Hotel Chocolat Rabot 1745 Vietnam 80%

At 80% cocoa solids, this is a fairly hard hitting chocolate. It’s one that you need to allow to melt slowly to get the best from. I found an initial tannic bitterness developed into a punchy, fruity flavour if I let it melt slowly on the tongue.

The tasting notes on the front describe it as “A dragon with a taste for red fruit” and it turns out that’s a pretty good way to describe it. Initially it seems like it might bite your head off, but give it a moment and the wonderfully sweet cherry and raspberry notes come to the front, before the flavour finally transitions to something quite smooth and smoky. It’s really rather good.

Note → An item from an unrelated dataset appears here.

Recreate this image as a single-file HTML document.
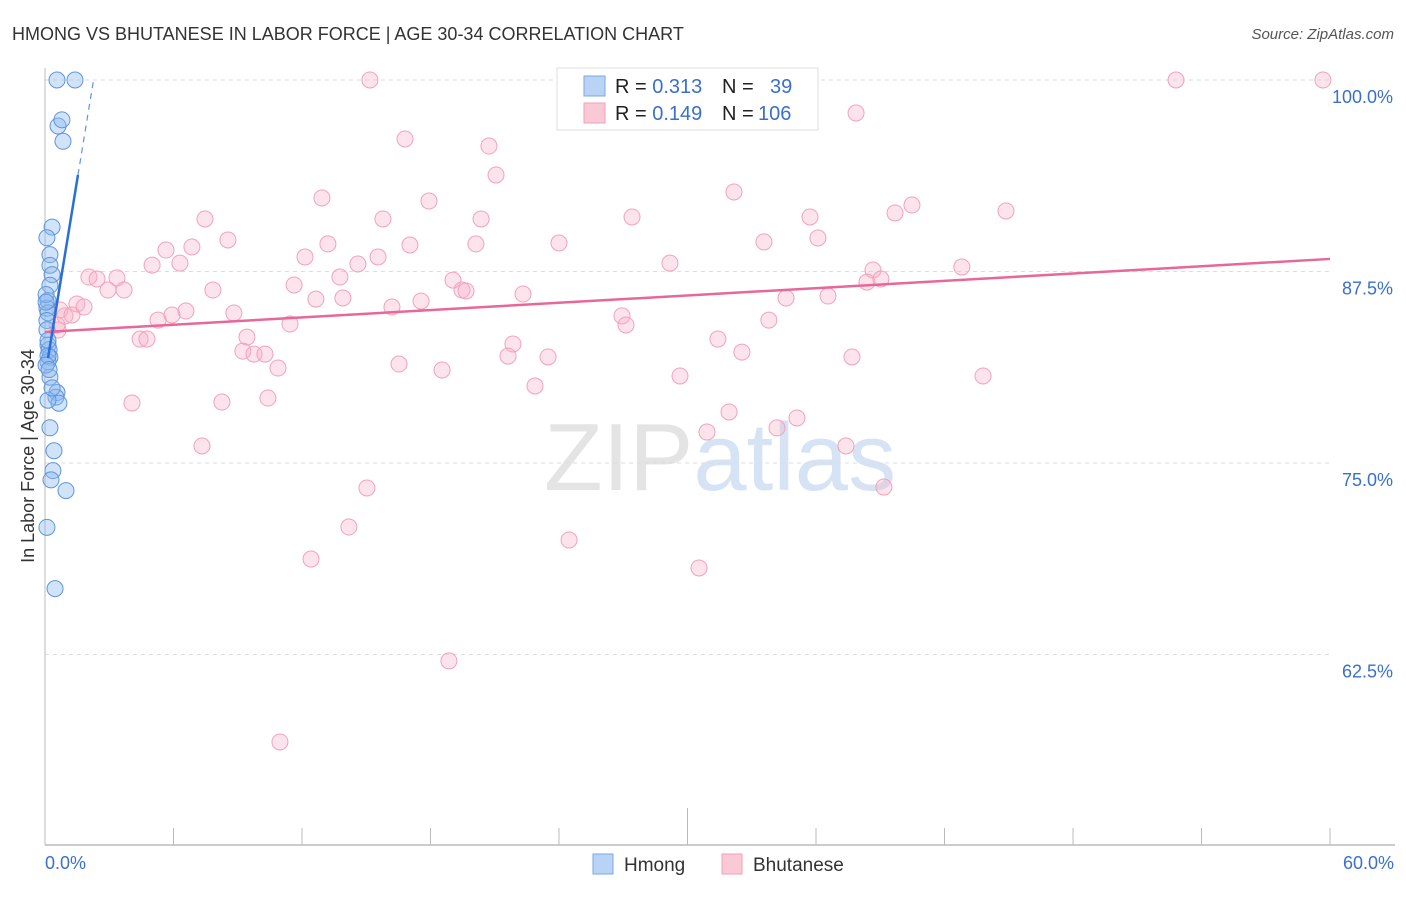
<!DOCTYPE html>
<html><head><meta charset="utf-8"><style>
body{margin:0;background:#fff;font-family:"Liberation Sans",sans-serif;}
svg text{font-family:"Liberation Sans",sans-serif;}
</style></head><body>
<svg id="chart" width="1406" height="892" xmlns="http://www.w3.org/2000/svg">
<text x="12" y="40" font-size="18" fill="#333">HMONG VS BHUTANESE IN LABOR FORCE | AGE 30-34 CORRELATION CHART</text>
<text x="1394" y="39" font-size="15" fill="#555" text-anchor="end" font-style="italic">Source: ZipAtlas.com</text>
<text transform="translate(34,456) rotate(-90)" font-size="18" fill="#333" text-anchor="middle">In Labor Force | Age 30-34</text>
<text x="720" y="490" font-size="96" text-anchor="middle" fill="#e4e4e4" font-family="Liberation Serif">ZIP<tspan fill="#d5e3f5" font-family="Liberation Sans">atlas</tspan></text>
<g id="grid"></g><g id="axes"></g><g id="pts"></g><g id="lines"></g>
<g>
<rect x="557" y="68" width="261" height="62" fill="#fff" stroke="#ddd"/>
<rect x="584" y="76" width="21" height="20" fill="#b8d3f5" stroke="#7aa8e6"/>
<rect x="584" y="103" width="21" height="20" fill="#fbc8d6" stroke="#f0a0b8"/>
<text x="615" y="93" font-size="20" fill="#222">R = <tspan fill="#3a6fd0">0.313</tspan><tspan x="722">N = </tspan><tspan x="770" fill="#3a6fd0">39</tspan></text>
<text x="615" y="120" font-size="20" fill="#222">R = <tspan fill="#3a6fd0">0.149</tspan><tspan x="722">N = </tspan><tspan x="758" fill="#3a6fd0">106</tspan></text>
</g>
<g>
<rect x="593" y="854" width="20" height="20" fill="#b8d3f5" stroke="#7aa8e6"/>
<text x="624" y="871" font-size="19" fill="#333">Hmong</text>
<rect x="722" y="854" width="20" height="20" fill="#fbc8d6" stroke="#f0a0b8"/>
<text x="753" y="871" font-size="19" fill="#333">Bhutanese</text>
</g>
</svg>
<script>
const yTicks=[100,87.5,75,62.5];
const yTickLabels=["100.0%","87.5%","75.0%","62.5%"];
const xTickLabels=["0.0%","60.0%"];
const hmongX=[0.56,1.40,0.61,0.79,0.84,0.33,0.09,0.23,0.23,0.33,0.23,0.14,0.09,0.14,0.09,0.14,0.19,0.23,0.14,0.23,0.56,0.51,0.65,0.14,0.23,0.42,0.37,0.28,0.98,0.09,0.47,0.05,0.05,0.09,0.14,0.14,0.05,0.19,0.33];
const hmongY=[100,100,97.0,97.4,96.0,90.4,89.7,88.6,87.9,87.3,86.6,85.6,85.1,84.8,84.3,82.7,82.4,81.9,81.6,80.6,79.6,79.3,78.9,79.1,77.3,75.8,74.5,73.9,73.2,70.8,66.8,86.0,85.5,83.7,83.0,82.0,81.4,81.1,79.9];
const bhutX=[15.17,52.81,59.67,37.87,16.81,20.73,21.06,12.93,17.93,32.17,7.47,15.78,20.36,27.41,35.72,39.69,40.48,44.87,8.54,5.65,6.86,13.21,17.04,20.12,24.00,33.57,36.09,12.14,15.55,5.00,6.30,14.61,29.18,42.81,38.66,38.38,39.03,2.05,2.43,3.36,2.94,3.69,7.84,11.63,13.77,19.05,19.47,19.66,22.32,12.65,13.91,17.56,16.20,34.60,36.56,1.49,1.82,0.70,0.93,1.26,0.56,6.58,5.93,5.28,8.82,11.44,26.94,27.13,33.80,4.44,4.76,9.43,9.24,9.76,10.27,31.42,32.54,21.85,21.62,23.49,37.68,16.53,18.54,10.88,29.65,43.80,22.88,4.06,8.26,10.41,31.94,35.11,34.18,30.91,7.33,37.40,15.03,39.17,14.19,24.47,12.42,30.54,18.86,10.97,0.61];
const bhutY=[100,100,100,97.85,96.15,95.69,93.80,92.30,92.10,92.69,90.93,90.93,90.93,91.06,91.06,91.32,91.84,91.45,89.56,88.90,89.10,89.30,89.23,89.30,89.36,89.43,89.69,88.45,88.45,87.92,88.05,87.99,88.05,87.79,87.60,86.81,87.01,87.14,87.01,87.08,86.29,86.29,86.29,86.62,87.14,86.94,86.29,86.23,86.03,85.70,85.77,85.57,85.18,85.77,85.90,85.38,85.18,84.99,84.60,84.66,84.01,84.92,84.66,84.33,84.79,84.07,84.60,84.01,84.33,83.09,83.09,83.22,82.30,82.11,82.11,83.09,82.24,82.77,81.98,81.92,81.92,81.46,81.07,81.20,80.68,80.68,80.03,78.92,78.98,79.24,78.33,77.94,77.29,77.02,76.11,76.11,73.37,73.43,70.82,69.97,68.73,68.15,62.08,56.79,83.68];
const hmongFit=[80.65,8.54];
const bhutFit=[83.55,0.0795];
const NS="http://www.w3.org/2000/svg";
const X=v=>45+v/60*1285;
const Y=v=>80+(100-v)/12.5*191.5;
function mk(tag,attrs,parent){const e=document.createElementNS(NS,tag);for(const k in attrs)e.setAttribute(k,attrs[k]);parent.appendChild(e);return e;}
const grid=document.getElementById('grid'),axes=document.getElementById('axes'),pts=document.getElementById('pts'),lines=document.getElementById('lines');
yTicks.forEach((t,i)=>{
 const l=mk('line',{x1:45,x2:1330,y1:Y(t),y2:Y(t),stroke:'#ddd','stroke-dasharray':'4,4'},grid);
 
 
 const tx=mk('text',{x:1393,y:Y(t)+23,'font-size':18,fill:'#3a6fd0','text-anchor':'end'},axes);
 tx.textContent=yTickLabels[i];
 
 
});
mk('line',{x1:45,x2:45,y1:68,y2:845,stroke:'#bbb'},axes);
mk('line',{x1:45,x2:1395,y1:845,y2:845,stroke:'#bbb','stroke-width':1.5},axes);
for(let i=0;i<=10;i++){const x=X(i*6);const t=mk('line',{x1:x,x2:x,y1:i==5?808:828,y2:845,stroke:'#bbb'},axes);
 
 }
const xl0=mk('text',{x:45,y:869,'font-size':18,fill:'#3a6fd0'},axes);xl0.textContent=xTickLabels[0];


const xl1=mk('text',{x:1394,y:869,'font-size':18,fill:'#3a6fd0','text-anchor':'end'},axes);xl1.textContent=xTickLabels[1];


bhutX.forEach((v,i)=>{const c=mk('circle',{cx:X(v),cy:Y(bhutY[i]),r:8,fill:'rgba(248,175,198,0.35)',stroke:'#f0a3bb','stroke-width':1},pts);
 
 });
hmongX.forEach((v,i)=>{const c=mk('circle',{cx:X(v),cy:Y(hmongY[i]),r:8,fill:'rgba(140,185,240,0.4)',stroke:'#5f95dd','stroke-width':1},pts);
 
 });
const bl=mk('line',{x1:X(0),y1:Y(bhutFit[0]),x2:X(60),y2:Y(bhutFit[0]+bhutFit[1]*60),stroke:'#e8679a','stroke-width':2.5},lines);


const hx1=0.14,hx2=1.54,hx3=(100-hmongFit[0])/hmongFit[1];
const hl=mk('line',{x1:X(hx1),y1:Y(hmongFit[0]+hmongFit[1]*hx1),x2:X(hx2),y2:Y(hmongFit[0]+hmongFit[1]*hx2),stroke:'#2a6fd8','stroke-width':2.5},lines);


const hd=mk('line',{x1:X(hx2),y1:Y(hmongFit[0]+hmongFit[1]*hx2),x2:X(hx3),y2:Y(100),stroke:'#5f95dd','stroke-width':1.2,'stroke-dasharray':'6,5'},lines);


</script>
</body></html>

This is certainly not the kind of chocolate you eat in one go. But a couple of pieces make a great afternoon pick-me-up.

Note that if you buy it online from the link below, the product description refers to a 2012 harvest version of this bar with slightly different tasting notes. You may or may not get this more recent version when you buy yours.

Information

Comments On This Post

  1. Seriously love the packaging and its attempt to educate both expert and the casual chocolate lover. Have had some interesting eating from the Rabot range – look forward to more of your reviews!

  2. I like Vietnamese cocoa!!!! Love the acidity (I’ve only tried a Marou bar), just like Madagascan cocoa :)

  3. How does it compare with the Marou range which is truly excellent quality Vietnamese chocolate?

    • Dom (Chocablog Staff)

      I would say it compares very favourably to the similarly high cocoa solids 80% Tien Giang, but given a choice I would still pick the Marou – particularly the 70% Tien Giang or 76% Ba Ria.